生態系に存在する類型を調べていたら、レヴィウォークという単語が出てきまして、生物の移動に関する共通パターンで、かなり多くの現象にこのパターンが見られるそうなのです。レヴィウォークは、ランダムに方向転換するランダムウォークの一種で、不規則な短い移動の中で稀に桁違いに長い直線移動が現れるという特徴があるようです。ウバザメ、ウミガメ、ペンギンなどが餌を探すときの移動パターンは、このレヴィウォークのパターンなのだとか。
他には、バクテリア、T細胞や癌細胞、ショウジョウバエ、ミツバチ、ダンゴムシやアリ等の昆虫類、マグロなどの魚類、アホウドリなどの鳥類、ジャッカル、クモザルなどの哺乳類にまで、共通してレヴィウォークが見られるそうです。このパターンは、餌などのターゲットの在り処の事前情報がない状態でターゲットを探す場合においての、最適と予測される行動戦略なのだとか。このパターンに沿った行動を取ると、ターゲットとの遭遇率が最大化されるのですね。餌を探す以外にパートナーを探す場合にも効果的なようです。これも生存戦略の一種なのでしょうか。

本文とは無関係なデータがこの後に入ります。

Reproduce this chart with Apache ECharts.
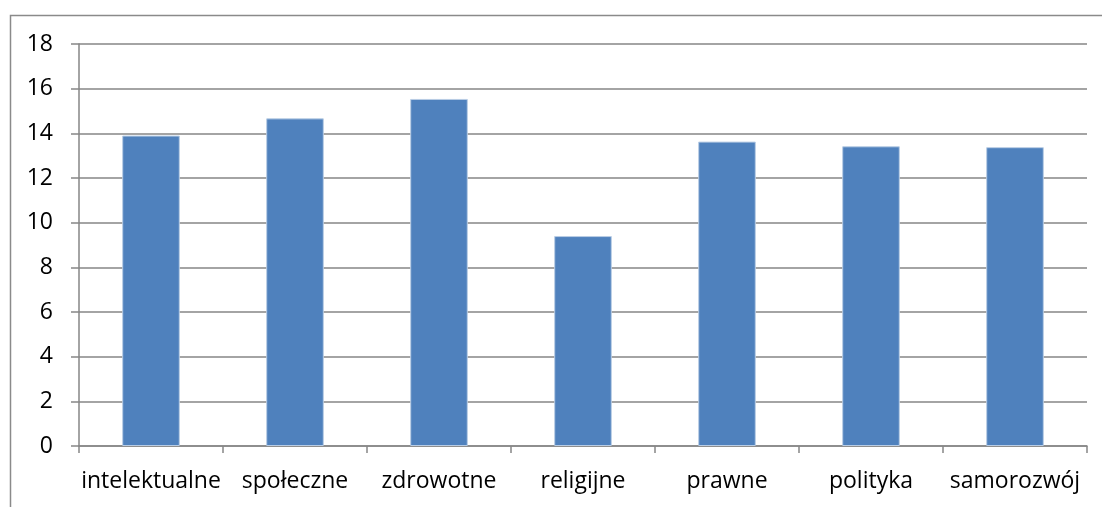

もともとは液体中を漂う粒子の動きとしてレヴィウォークが発見されたようですが、細胞から微生物、昆虫、哺乳類まで、これだけの様々な生体や生物に共通したパターンがあるというのが凄いことですね。レヴィウォークは、距離と頻度がレヴィ分布という確率分布に沿っているそうで、標準的である正規分布よりも極端に変動する確率モデルだそうです。

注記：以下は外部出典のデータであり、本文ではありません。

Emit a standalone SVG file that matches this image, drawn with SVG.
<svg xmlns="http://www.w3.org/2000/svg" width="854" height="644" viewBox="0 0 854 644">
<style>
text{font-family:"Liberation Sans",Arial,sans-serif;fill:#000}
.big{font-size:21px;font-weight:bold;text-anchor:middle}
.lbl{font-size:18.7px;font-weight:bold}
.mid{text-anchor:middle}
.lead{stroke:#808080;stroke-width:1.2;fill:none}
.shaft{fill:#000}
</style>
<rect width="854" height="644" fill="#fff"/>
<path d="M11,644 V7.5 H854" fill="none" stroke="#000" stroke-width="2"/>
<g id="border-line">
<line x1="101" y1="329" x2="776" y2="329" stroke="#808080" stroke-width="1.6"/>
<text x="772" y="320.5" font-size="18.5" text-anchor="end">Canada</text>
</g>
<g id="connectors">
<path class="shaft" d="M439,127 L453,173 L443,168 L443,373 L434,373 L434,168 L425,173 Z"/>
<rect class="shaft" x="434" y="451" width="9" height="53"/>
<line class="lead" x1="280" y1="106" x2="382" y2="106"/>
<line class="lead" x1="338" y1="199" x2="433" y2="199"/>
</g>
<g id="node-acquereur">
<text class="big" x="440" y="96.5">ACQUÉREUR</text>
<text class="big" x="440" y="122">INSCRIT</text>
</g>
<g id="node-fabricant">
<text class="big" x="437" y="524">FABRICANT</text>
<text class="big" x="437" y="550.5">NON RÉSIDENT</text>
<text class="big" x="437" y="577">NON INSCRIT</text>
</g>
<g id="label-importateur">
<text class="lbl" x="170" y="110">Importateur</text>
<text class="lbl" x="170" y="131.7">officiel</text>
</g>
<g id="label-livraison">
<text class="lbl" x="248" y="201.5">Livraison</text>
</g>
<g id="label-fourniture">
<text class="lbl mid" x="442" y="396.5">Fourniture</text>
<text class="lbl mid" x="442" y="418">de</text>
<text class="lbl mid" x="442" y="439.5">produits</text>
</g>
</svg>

自然現象の中には、純粋なランダム性や正規分布では説明がつかないことが多そうな気がしていましたが、このレヴィウォークはレヴィフライトとも呼ばれる、べき分布の1つのようです。べき分布は、極端に高い値を少数が持ち、低い値を多数が持つような分布で、発生する確率が値のべき乗に比例するという分布だそうで、地震の大きさと発生頻度、山火事の被害面積と発生頻度などが該当するそうです。小さな事象がたくさん起きて、ごくまれに極端に大きな事象が発生するという確率分布のようです。
レヴィウォークはある種の限界点を迎えると発生するという説もあるようで、低確率で極端な動きをすることで状況を打破することができるのでしょうね。備わっていたのか身に付けてきたのかは分かりませんが、生物や生体内で共通するシステムや法則には何らかの意味があるような気がします。レヴィウォーク、スゴイ。地球の自然の法則、スゴイ。